From: "Darrick J. Wong" <darrick.wong@oracle.com>
To: Jeff Moyer <jmoyer@redhat.com>
Cc: Dave Chinner <david@fromorbit.com>,
Christoph Hellwig <hch@infradead.org>,
xfs <linux-xfs@vger.kernel.org>
Subject: Re: Broken dio refcounting leads to livelock?
Date: Tue, 8 Jan 2019 13:07:16 -0800 [thread overview]
Message-ID: <20190108210716.GV12689@magnolia> (raw)
In-Reply-To: <x49tvii7tvk.fsf@segfault.boston.devel.redhat.com>
On Tue, Jan 08, 2019 at 03:54:23PM -0500, Jeff Moyer wrote:
> "Darrick J. Wong" <darrick.wong@oracle.com> writes:
>
> > It looks like we're issuing two bios to satisfy a particular dio.

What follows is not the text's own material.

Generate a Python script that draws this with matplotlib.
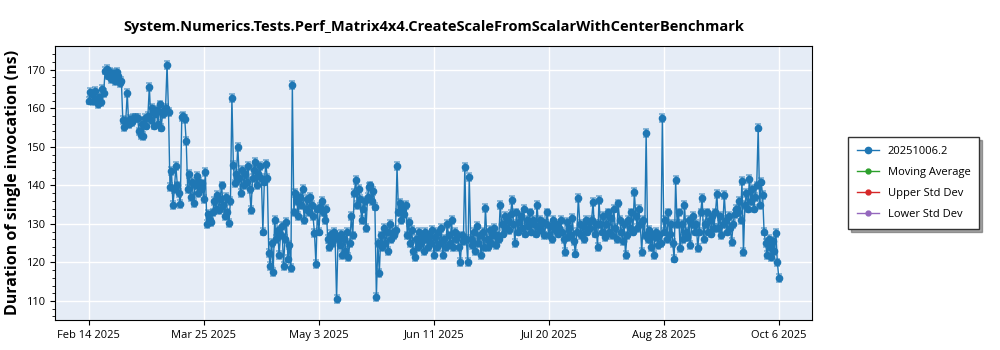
import numpy as np
import pandas as pd
import matplotlib
matplotlib.use('Agg')
import matplotlib.pyplot as plt

# benchmark results, two runs per day starting Feb 14 2025 (ns)
start = '2025-02-14'
values = [
    162.0, 164.2, 163.8, 161.8, 164.5, 162.3, 161.2, 162.8, 161.6, 165.0,
    164.0, 169.8, 170.2, 168.5, 169.5, 167.5, 168.8, 169.2, 167.0, 169.5,
    168.5, 166.5, 167.2, 157.0, 155.2, 156.8, 164.0, 155.8, 157.2, 156.5,
    157.5, 157.6, 157.4, 157.5, 154.0, 153.0, 156.0, 152.8, 157.5, 155.5,
    158.0, 165.6, 157.0, 160.0, 155.5, 158.5, 159.5, 156.0, 161.0, 155.0,
    158.5, 159.5, 160.0, 171.3, 159.0, 139.5, 143.8, 135.0, 139.0, 145.0,
    140.0, 138.0, 135.2, 157.8, 158.0, 157.2, 151.5, 139.0, 143.0, 137.0,
    141.0, 135.5, 140.0, 142.5, 138.0, 141.0, 139.0, 140.5, 136.5, 143.5,
    130.0, 132.5, 131.0, 130.5, 133.0, 136.0, 134.0, 137.5, 133.5, 136.5,
    140.0, 135.0, 132.0, 137.0, 133.0, 130.2, 136.0, 162.7, 145.3, 140.5,
    143.0, 150.0, 142.0, 138.0, 144.0, 140.0, 143.0, 141.0, 145.0, 139.0,
    133.6, 142.0, 144.0, 146.0, 140.0, 143.0, 145.0, 142.0, 128.0, 141.0,
    145.5, 142.0, 122.5, 119.0, 125.0, 117.5, 131.0, 126.0, 128.5, 122.0,
    127.0, 129.5, 119.0, 126.0, 130.5, 121.0, 124.5, 118.5, 166.1, 133.0,
    138.0, 136.0, 132.0, 137.0, 135.0, 139.0, 131.0, 134.0, 136.5, 133.0,
    137.0, 135.0, 132.0, 127.7, 119.6, 134.0, 128.0, 134.5, 136.0, 133.0,
    131.0, 134.0, 126.0, 124.0, 127.5, 125.0, 128.0, 126.5, 110.5, 126.0,
    124.5, 127.5, 122.0, 126.0, 123.0, 128.0, 121.5, 125.0, 132.0, 127.0,
    138.0, 141.4, 135.0, 139.0, 136.5, 131.0, 134.0, 136.0, 129.0, 137.0,
    139.5, 140.0, 136.0, 138.5, 134.5, 111.0, 125.0, 117.3, 127.0, 124.0,
    129.0, 125.0, 128.0, 123.0, 130.0, 126.0, 128.0, 127.0, 128.5, 145.0,
    133.0, 135.5, 131.0, 134.0, 132.5, 135.0, 127.0, 130.5, 125.0, 128.5,
    123.0, 121.4, 126.0, 124.0, 128.0, 125.0, 127.0, 123.0, 128.0, 126.0,
    124.0, 127.0, 125.0, 128.5, 122.0, 126.5, 124.0, 128.0, 125.0, 129.0,
    122.0, 126.0, 124.0, 130.0, 127.0, 125.0, 131.0, 124.0, 128.0, 126.0,
    127.0, 124.0, 120.2, 127.0, 125.5, 144.8, 126.0, 120.1, 142.2, 126.0,
    124.5, 128.0, 123.0, 129.5, 125.0, 127.0, 122.0, 128.0, 124.0, 134.1,
    126.0, 124.0, 128.5, 125.0, 127.0, 129.0, 124.5, 127.0, 126.0, 135.0,
    130.0, 127.5, 132.0, 129.0, 131.0, 128.5, 132.5, 136.2, 130.0, 125.0,
    133.0, 128.0, 130.5, 132.0, 129.0, 134.0, 127.5, 131.0, 129.5, 133.0,
    128.0, 131.0, 130.0, 127.5, 135.0, 129.0, 131.0, 128.5, 130.5, 127.0,
    130.0, 133.0, 127.0, 129.5, 126.0, 131.0, 128.5, 130.0, 127.5, 129.0,
    131.0, 128.0, 126.0, 122.7, 130.5, 126.5, 129.0, 127.0, 131.5, 125.5,
    122.3, 128.0, 136.8, 130.0, 127.0, 129.5, 126.0, 131.0, 128.0, 130.5,
    129.0, 131.0, 135.7, 127.5, 130.0, 124.0, 136.2, 130.0, 128.0, 132.0,
    126.5, 130.0, 133.0, 128.0, 131.5, 127.0, 134.0, 129.0, 126.0, 135.3,
    131.0, 128.0, 125.5, 130.0, 122.0, 127.0, 131.0, 129.0, 133.0, 128.0,
    138.3, 132.0, 129.0, 134.0, 130.0, 122.7, 131.0, 127.0, 153.6, 126.0,
    128.5, 124.0, 127.0, 122.0, 126.5, 128.0, 124.5, 127.0, 125.0, 157.5,
    128.0, 131.0, 126.0, 133.0, 127.5, 130.0, 125.0, 121.0, 141.4, 130.0,
    133.0, 123.8, 130.0, 126.0, 135.0, 128.0, 126.5, 131.0, 124.5, 130.0,
    132.0, 128.0, 130.0, 123.8, 128.0, 133.0, 136.8, 126.0, 130.0, 133.0,
    128.0, 131.0, 127.5, 132.0, 129.0, 133.0, 137.8, 129.0, 132.0, 127.0,
    130.0, 137.5, 131.0, 128.0, 132.0, 129.0, 125.3, 130.0, 132.5, 134.0,
    133.0, 136.0, 131.0, 141.2, 122.7, 135.0, 138.0, 134.0, 141.6, 136.0,
    139.0, 134.0, 137.0, 140.0, 155.0, 135.0, 141.0, 137.5, 128.0, 125.0,
    122.0, 126.0, 124.0, 121.5, 125.5, 123.0, 127.7, 120.0, 116.0,
]
err = 1.0

tick_dates = ['2025-02-14', '2025-03-25', '2025-05-03', '2025-06-11',
              '2025-07-20', '2025-08-28', '2025-10-06']
tick_labels = ['Feb 14 2025', 'Mar 25 2025', 'May 3 2025', 'Jun 11 2025',
               'Jul 20 2025', 'Aug 28 2025', 'Oct 6 2025']

series_names = ['20251006.2', 'Moving Average', 'Upper Std Dev', 'Lower Std Dev']
series_colors = ['#1f77b4', '#2ca02c', '#d62728', '#9467bd']

plt.rcParams['font.family'] = ['Open Sans', 'DejaVu Sans']

dates = pd.date_range(start, periods=len(values), freq='12h')

fig = plt.figure(figsize=(10, 3.5), dpi=100)
ax = fig.add_axes([0.055, 0.086, 0.757, 0.783])
ax.set_facecolor('#e5ecf6')

# error bars first (lighter), then line + markers
ax.errorbar(dates, values, yerr=err, fmt='none', ecolor='#1f77b4',
            elinewidth=1.2, capsize=2.5, capthick=1.2, alpha=0.55, zorder=2)
ax.plot(dates, values, '-o', color=series_colors[0], lw=1, ms=4.5,
        zorder=3, label=series_names[0])
for name, c in zip(series_names[1:], series_colors[1:]):
    ax.plot([], [], '-o', color=c, lw=1, ms=3.5, label=name)

ax.set_xlim(pd.Timestamp('2025-02-02 12:00'), pd.Timestamp('2025-10-17 06:00'))
ax.set_ylim(105.1, 176.2)
ax.set_xticks(pd.to_datetime(tick_dates))
ax.set_xticklabels(tick_labels, fontsize=8)
ax.set_yticks(np.arange(110, 171, 10))
ax.set_yticks(np.arange(106, 176, 2), minor=True)
ax.tick_params(axis='y', labelsize=8)
ax.grid(True, color='white', lw=1)
ax.set_axisbelow(True)

ax.set_title('System.Numerics.Tests.Perf_Matrix4x4.CreateScaleFromScalarWithCenterBenchmark',
             fontsize=10.5, fontweight='bold', pad=11)
ax.set_ylabel('Duration of single invocation (ns)', fontsize=11.5, fontweight='bold')

leg = ax.legend(loc='center left', bbox_to_anchor=(1.04, 0.5), fontsize=8,
                frameon=True, fancybox=False, shadow=True, edgecolor='#333333',
                borderpad=0.8, labelspacing=0.9, handlelength=2)
leg.get_frame().set_linewidth(1)

fig.savefig('out.png', dpi=100)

> > However, the first bio completes before the submitter calls finish_plug??
> >
> > I guess this means that blk_start_plug no longer plugs up io requests,
> > which means that the end_io function tries to wake up the submitter
> > before it's even had a chance to issue the second bio.
>
> blk_start_plug was always a hint. If you exceed a certain number of
> requests (BLK_MAX_REQUEST_COUNT, which is 16) or a certain size of
> request (BLK_PLUG_FLUSH_SIZE, which is 128k), the block layer will flush
> the plug list.
>
> > This is surprising to me, because I was under the impression that
> > blk_{start,finish}_plug held all the bios so there was no chance that
> > any of them would issue (let alone call end_io) before finish_plug.
>
> Definitely not the case. The plug list is just a performance
> optimization.
Ahh, fun! I had not realized that it was merely a suggestion.
$ git grep blk_start_plug Documentation/
$ echo $?
1
In that case we definitely need something to prevent the endio from
trying to wake up a submitter that's still submitting. Below is the
amended patch I'm using to run generic/013 and generic/323 in a loop.
No crashes so far.
--D
From: Dave Chinner <dchinner@redhat.com>
Subject: [PATCH] iomap: fix iomap dio reference counts
The iomap dio structure could be referenced after contexts had
dropped their reference, resulting in use-after free conditions
being created. Rework the reference counting to ensure that we never
access the dio structure without having a valid reference count or
having guaranteed that the context holds the last reference will
free it.
Signed-off-by: Dave Chinner <dchinner@redhat.com>
[darrick: elevate dio refcount during block plug]
Reviewed-by: Darrick J. Wong <darrick.wong@oracle.com>
Signed-off-by: Darrick J. Wong <darrick.wong@oracle.com>
---
fs/iomap.c | 82 +++++++++++++++++++++++++++++++++++++++++++++---------------
1 file changed, 62 insertions(+), 20 deletions(-)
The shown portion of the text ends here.